At Tudor, we have learnt that grant-making alone will not build a strong, resilient civil society, or create pathways to community wealth building that is justice-led. With this in mind, we are also turning our attention to ways in which we can shift the flow of capital towards the grassroots. What would it take for finance to circulate in ways that are regenerative, and build community power and resilience in the longer-term? In
commissioning Amir Rizwan to write this paper, we have not asked him to answer this question on our behalf, but rather to help us deepen our focus on the contradictory role capital plays in either reinforcing extreme forms of inequity or in challenging it. We asked him to make more visible the complexities we must navigate, so that we can make informed choices and decisions in relationship with our communities.
The Tudor Trust has an endowment that is currently worth around £220m. Like many foundations, our investments are externally managed to generate financial returns, so that we have the annual income to make grants in line with our social goals. However, endowments cannot be managed as though they are neutral, when we know that every pound is active in the world – fueling industries, shaping markets, determining whose futures are made possible and whose are denied. Money is always doing something and in the systems Tudor currently invests in, that “something” is often reinforcing the very harms we seek to address. Many foundations have understood this and, like Tudor, have worked to invest responsibly, with a focus on environmental and social impact. Yet the reality is that wealth inequality has continued to widen, and the devastation of climate change and poverty reinforces that we have in no way done enough.

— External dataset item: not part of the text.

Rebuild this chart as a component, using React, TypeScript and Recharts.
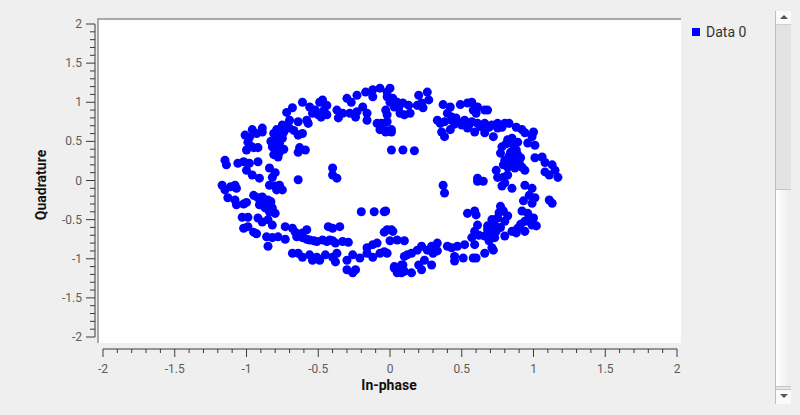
import { ScatterChart, Scatter, XAxis, YAxis, ZAxis } from 'recharts'

// constellation points [in-phase, quadrature], grouped by where they sit on the ring
const topArc = [
  [-0.72, 0.87], [-0.68, 0.93], [-0.61, 1.0], [-0.56, 0.94], [-0.49, 1.0], [-0.47, 1.03], [-0.44, 0.96],
  [-0.54, 0.86], [-0.48, 0.81], [-0.44, 0.84], [-0.58, 0.77], [-0.57, 0.73], [-0.37, 0.9], [-0.33, 0.86],
  [-0.36, 0.8], [-0.3, 1.05], [-0.27, 1.0], [-0.23, 1.09], [-0.28, 0.86], [-0.23, 0.88], [-0.19, 0.94],
  [-0.16, 0.86], [-0.24, 0.81], [-0.17, 1.13], [-0.12, 1.16], [-0.07, 1.18], [-0.02, 1.13], [-0.12, 1.07],
  [-0.16, 0.77], [-0.09, 0.73], [-0.06, 0.73], [-0.07, 0.65], [-0.03, 0.62], [0.01, 0.65],
  [-0.52, 0.9], [-0.5, 0.84], [-0.46, 0.9],
  [0.0, 1.18], [-0.02, 1.07], [0.02, 1.05], [0.05, 1.0], [0.03, 0.94], [0.09, 0.99], [0.13, 0.96],
  [0.07, 0.86], [0.1, 0.84], [0.14, 0.86], [0.2, 1.09], [0.26, 1.13], [0.27, 1.03], [0.22, 0.99],
  [0.23, 0.93], [0.19, 0.96], [-0.03, 0.9], [-0.02, 0.84], [-0.02, 0.75], [-0.03, 0.64], [0.01, 0.62],
  [0.06, 0.93], [0.0, 1.0],
  [0.37, 0.97], [0.42, 0.94], [0.4, 0.86], [0.43, 0.81], [0.49, 0.97], [0.54, 0.99], [0.57, 1.0],
  [0.58, 0.9], [0.61, 0.94], [0.66, 0.9], [0.68, 0.9], [0.6, 0.86],
  [0.33, 0.77], [0.38, 0.75], [0.43, 0.77], [0.47, 0.75], [0.52, 0.77], [0.57, 0.75], [0.61, 0.73],
  [0.66, 0.73], [0.71, 0.71], [0.75, 0.73], [0.8, 0.73], [0.83, 0.73], [0.36, 0.62], [0.42, 0.65],
  [0.38, 0.56], [0.54, 0.67], [0.59, 0.62], [0.66, 0.61], [0.72, 0.56], [0.75, 0.67], [0.78, 0.68],
  [0.35, 0.73], [0.45, 0.72], [0.55, 0.71], [0.63, 0.69], [0.69, 0.68], [0.46, 0.8], [0.5, 0.71],
]

const rightArc = [
  [0.88, 0.68], [0.92, 0.65], [0.94, 0.61], [1.0, 0.62], [0.99, 0.56], [0.96, 0.48], [1.01, 0.45],
  [0.82, 0.52], [0.85, 0.54], [0.89, 0.49], [0.78, 0.43], [0.77, 0.35], [0.84, 0.36], [0.88, 0.39],
  [0.8, 0.26], [0.86, 0.26], [0.91, 0.29], [0.82, 0.17], [0.87, 0.16], [0.92, 0.17], [0.94, 0.13],
  [0.81, 0.47], [0.86, 0.45], [0.83, 0.31], [0.89, 0.33], [0.84, 0.21], [0.79, 0.2], [0.9, 0.23], [0.84, 0.5],
  [1.01, 0.29], [1.06, 0.3], [1.08, 0.23], [1.13, 0.2], [1.15, 0.13], [1.08, 0.11], [1.11, 0.07],
  [1.17, 0.04], [0.74, 0.13], [0.75, 0.04], [0.79, 0.04], [0.82, 0.07], [0.61, 0.03],
  [0.8, -0.03], [0.85, -0.1], [0.78, -0.07], [0.94, -0.06], [0.99, -0.1], [0.97, -0.19], [1.01, -0.22],
  [0.93, -0.26], [0.99, -0.29], [1.11, -0.25], [1.13, -0.29], [0.61, -0.01], [0.65, -0.01],
  [0.54, -0.42], [0.59, -0.39], [0.6, -0.44], [0.77, -0.33], [0.79, -0.39], [0.75, -0.48], [0.73, -0.57],
  [0.8, -0.52], [0.82, -0.45], [0.92, -0.39], [0.96, -0.42], [1.0, -0.48], [0.94, -0.52], [0.89, -0.61],
  [0.94, -0.65], [0.99, -0.57], [1.02, -0.58], [0.85, -0.65], [0.8, -0.71], [0.88, -0.67],
  [0.76, -0.41], [0.71, -0.5], [0.77, -0.6], [0.74, -0.65], [0.97, -0.52], [0.91, -0.56],
]

const bottomArc = [
  [0.68, -0.58], [0.71, -0.67], [0.66, -0.71], [0.73, -0.73], [0.69, -0.77], [0.61, -0.57], [0.59, -0.65],
  [0.62, -0.7], [0.57, -0.73], [0.71, -0.86], [0.66, -0.93], [0.72, -0.89], [0.59, -0.82], [0.58, -0.99],
  [0.6, -0.99], [0.51, -0.99], [0.45, -0.97], [0.45, -1.03], [0.52, -0.82], [0.47, -0.84], [0.43, -0.86],
  [0.4, -0.84], [0.33, -0.8], [0.29, -0.84], [0.26, -0.89], [0.22, -0.84], [0.19, -0.89], [0.15, -0.93],
  [0.1, -0.97], [0.33, -0.9], [0.3, -0.93], [0.24, -1.02], [0.29, -1.08], [0.2, -1.08], [0.22, -1.14],
  [0.08, -1.08], [0.03, -1.12], [0.05, -1.18], [0.1, -1.16], [0.15, -1.18], [0.12, -0.95], [0.03, -1.1],
  [0.09, -1.08], [0.08, -1.18], [0.68, -0.63], [0.7, -0.72],
  [-0.73, -0.59], [-0.68, -0.61], [-0.66, -0.66], [-0.61, -0.67], [-0.58, -0.63], [-0.65, -0.72],
  [-0.61, -0.73], [-0.56, -0.76], [-0.51, -0.78], [-0.47, -0.76], [-0.42, -0.76], [-0.38, -0.8],
  [-0.33, -0.78], [-0.43, -0.59], [-0.4, -0.61], [-0.35, -0.59], [-0.29, -0.79], [-0.68, -0.93],
  [-0.64, -0.93], [-0.61, -0.98], [-0.56, -0.95], [-0.51, -0.98], [-0.45, -0.95], [-0.4, -0.98],
  [-0.37, -0.93], [-0.54, -1.02], [-0.49, -1.02], [-0.38, -1.04], [-0.3, -1.02], [-0.26, -0.95],
  [-0.21, -0.99], [-0.16, -0.93], [-0.12, -0.98], [-0.07, -0.93], [-0.04, -0.91], [-0.3, -1.14],
  [-0.24, -1.14], [-0.26, -1.18], [-0.12, -0.82], [-0.09, -0.8], [-0.16, -0.86], [-0.02, -0.93],
  [-0.86, -0.72], [-0.82, -0.73], [-0.78, -0.72], [-0.73, -0.75], [-0.85, -0.84],
  [-0.58, -0.75], [-0.53, -0.77], [-0.44, -0.78], [-0.4, -0.77], [-0.63, -0.7],
]

const leftArc = [
  [-1.15, 0.26], [-1.14, 0.2], [-1.01, 0.58], [-0.96, 0.65], [-0.89, 0.67], [-0.89, 0.62], [-0.99, 0.49],
  [-1.0, 0.39], [-0.95, 0.42], [-0.92, 0.42], [-0.79, 0.65], [-0.75, 0.71], [-0.8, 0.52], [-0.75, 0.54],
  [-0.82, 0.43], [-0.77, 0.36], [-0.78, 0.3], [-0.7, 0.67], [-0.64, 0.58], [-0.64, 0.75], [-0.7, 0.77],
  [-0.79, 0.58], [-0.77, 0.47], [-0.8, 0.4], [-0.74, 0.62], [-0.81, 0.6], [-0.77, 0.6], [-0.83, 0.5],
  [-0.78, 0.41], [-0.81, 0.33], [-0.74, 0.4], [-0.72, 0.7], [-0.67, 0.64], [-0.61, 0.6],
  [-0.98, 0.55], [-0.97, 0.44], [-0.93, 0.6],
  [-0.84, 0.16], [-0.8, 0.1], [-0.82, 0.04], [-1.02, 0.24], [-0.98, 0.22], [-0.92, 0.24], [-1.0, 0.13],
  [-0.96, 0.07], [-0.91, 0.03], [-1.06, 0.22],
  [-1.17, -0.06], [-1.15, -0.12], [-1.11, -0.08], [-1.08, -0.06], [-1.07, -0.1], [-1.13, -0.22],
  [-1.08, -0.25], [-1.07, -0.31], [-1.02, -0.3], [-1.0, -0.28], [-0.95, -0.19], [-0.92, -0.22],
  [-0.89, -0.21], [-0.85, -0.25], [-0.91, -0.31], [-0.87, -0.35], [-0.82, -0.35], [-0.84, -0.4],
  [-0.8, -0.42], [-1.03, -0.47], [-0.99, -0.47], [-0.92, -0.48], [-0.85, -0.5], [-0.82, -0.57],
  [-0.89, -0.53], [-1.02, -0.61], [-0.99, -0.59], [-0.95, -0.66], [-0.93, -0.68], [-0.84, -0.06],
  [-0.8, -0.07], [-0.77, -0.06], [-0.79, -0.12], [-0.75, -0.12],
  [-0.87, -0.28], [-0.84, -0.31], [-0.88, -0.24], [-0.83, -0.27],
]

const innerPoints = [
  [0.37, -0.06], [0.38, -0.16], [0.05, -0.76], [0.1, -0.77], [0.0, -0.77], [-0.02, -0.63], [0.02, -0.65],
  [-0.03, -0.39], [-0.2, -0.4], [-0.11, -0.4], [-0.04, -0.4], [-0.04, -0.66], [0.01, -0.63],
  [0.01, 0.39], [0.09, 0.39], [0.17, 0.38], [-0.4, 0.16], [-0.4, 0.07], [-0.37, 0.03], [-0.64, 0.01],
  [-0.63, 0.42], [-0.59, 0.39], [-0.64, 0.36],
]

const majorTicks = [-2, -1.5, -1, -0.5, 0, 0.5, 1, 1.5, 2]
const seriesName = 'Data 0'

// 4 minor ticks between each pair of labelled ones
const allTicks = majorTicks.flatMap((t, i) =>
  i === majorTicks.length - 1 ? [t] : [t, t + 0.1, t + 0.2, t + 0.3, t + 0.4].map(v => Math.round(v * 10) / 10))

const points = [...topArc, ...rightArc, ...bottomArc, ...leftArc, ...innerPoints].map(([x, y]) => ({ x, y }))

const W = 800
const H = 415
const PLOT_W = 574
const PLOT_H = 313
const LINE = '#3a3a3a'
const LABEL = '#5c5c5c'
const FONT = 'Roboto, "Noto Sans", sans-serif'

const isMajor = (v: number) => Math.abs(v * 2 - Math.round(v * 2)) < 1e-6

function XTick(props: any) {
  const { x, y, payload, index } = props
  const v = payload.value
  const major = isMajor(v)
  const ay = y + 12
  return (
    <g>
      {index === 0 && <line x1={x} x2={x + PLOT_W} y1={ay} y2={ay} stroke={LINE} />}
      <line x1={x} x2={x} y1={ay} y2={ay + (major ? 8 : 4)} stroke={LINE} />
      {major && (
        <text x={x} y={ay + 24} textAnchor="middle" fill={LABEL} fontSize={12} fontFamily={FONT}>{String(v)}</text>
      )}
    </g>
  )
}

function YTick(props: any) {
  const { x, y, payload, index } = props
  const v = payload.value
  const major = isMajor(v)
  const ax = x - 8
  return (
    <g>
      {index === 0 && <line x1={ax} x2={ax} y1={y} y2={y - PLOT_H} stroke={LINE} />}
      <line x1={ax - (major ? 9 : 5)} x2={ax} y1={y} y2={y} stroke={LINE} />
      {major && (
        <text x={ax - 13} y={y + 4} textAnchor="end" fill={LABEL} fontSize={12} fontFamily={FONT}>{String(v)}</text>
      )}
    </g>
  )
}

const Tri = ({ up }: { up: boolean }) => (
  <div style={{
    width: 0, height: 0, margin: '0 auto',
    borderLeft: '4px solid transparent', borderRight: '4px solid transparent',
    [up ? 'borderBottom' : 'borderTop']: '4px solid #555',
  }} />
)

export default function App() {
  return (
    <div style={{ position: 'fixed', left: 0, top: 0, width: W, height: H, background: '#efefef', fontFamily: FONT, overflow: 'hidden' }}>
      {/* plot canvas */}
      <div style={{
        position: 'absolute', left: 97, top: 18, width: 584, height: 325, boxSizing: 'border-box',
        background: '#fff', borderTop: '2px solid #a8a8a8', borderLeft: '2px solid #a8a8a8',
      }} />

      <div style={{ position: 'absolute', left: 0, top: 0 }}>
        <ScatterChart width={W} height={H} margin={{ top: 24, right: 123, bottom: 48, left: 43 }}>
          <XAxis
            type="number" dataKey="x" domain={[-2, 2]} ticks={allTicks} interval={0} allowDataOverflow
            height={30} axisLine={false} tickLine={false} tickSize={0} tickMargin={0} tick={<XTick />}
            label={{
              content: () => (
                <text x={389} y={390} textAnchor="middle" fontSize={14} fontWeight="bold" fill="#111" fontFamily={FONT}>In-phase</text>
              ),
            }}
          />
          <YAxis
            type="number" dataKey="y" domain={[-2, 2]} ticks={allTicks} interval={0} allowDataOverflow
            width={60} axisLine={false} tickLine={false} tickSize={0} tickMargin={0} tick={<YTick />}
            label={{
              content: () => (
                <text x={0} y={0} transform="translate(46 185) rotate(-90)" textAnchor="middle" fontSize={14} fontWeight="bold" fill="#111" fontFamily={FONT}>Quadrature</text>
              ),
            }}
          />
          <ZAxis range={[56, 56]} />
          <Scatter name={seriesName} data={points} fill="#0000ff" isAnimationActive={false} />
        </ScatterChart>
      </div>

      {/* legend */}
      <div style={{ position: 'absolute', left: 692, top: 24, display: 'flex', alignItems: 'center', fontSize: 14, color: '#333' }}>
        <span style={{ width: 8, height: 8, background: '#0000ff', display: 'inline-block', marginRight: 6 }} />
        {seriesName}
      </div>

      {/* scrollbar */}
      <div style={{ position: 'absolute', left: 775, top: 11, width: 15, height: 393, borderLeft: '1px solid #bdbdbd', background: '#f7f7f7' }}>
        <div style={{ height: 13, paddingTop: 4, boxSizing: 'border-box', background: '#fafafa' }}><Tri up /></div>
        <div style={{ height: 166, background: '#e3e3e3', borderTop: '1px solid #cfcfcf', borderBottom: '1px solid #c4c4c4', boxSizing: 'border-box' }} />
        <div style={{ height: 196, background: 'linear-gradient(to right, #ffffff, #ececec)' }} />
        <div style={{ height: 4, borderTop: '1px solid #c4c4c4', borderBottom: '1px solid #c4c4c4', boxSizing: 'border-box', background: '#e8e8e8' }} />
        <div style={{ height: 14, paddingTop: 4, boxSizing: 'border-box', background: '#fafafa' }}><Tri up={false} /></div>
      </div>
    </div>
  )
}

Tudor trustees have always enacted their stewardship responsibilities in ways that reflect their understanding of the challenges of the day. In our very inception in 1955, Tudor’s original deed states trustees are free to exercise ‘absolute and unfettered discretion’ in the distribution of ‘both capital and income’ for broad charitable purposes. Tudor has consistently spent more than our annual income, using portions of our capital to make grants and fund capital projects. Rather than being concerned with perpetuity, Tudor has always maintained its spend when trustees believe this is in the best interest of our mission – for example during the 2008 financial crash when endowments were hit, we focused on meeting the needs of communities.
It is now for this new iteration of Tudor trustees, in relationship with our partners, to address critical questions, that include spend out strategies, preservation of some of our capital, and other opportunities to achieve our goals and mission.
It is my role to engage with challenging questions which can guide our shared learning. I therefore encouraged Amir to write this paper to provoke us within philanthropy and beyond to step into discomfort and confront the difficult choices we must make. I am grateful to him for leaning into this challenge. The report that Amir has written does not necessarily reflect the official views of The Tudor Trust, as we are still working out our longer-term strategy. However, we must be ready to meet the growing demands made by our communities with a combination of care and urgency, so that racial justice and regenerative practices create the pathway to long-term thriving communities.
This is a public version of an internal paper, published in the spirit of being open to sharing our thinking and inviting others who are asking similar questions to join us on this journey.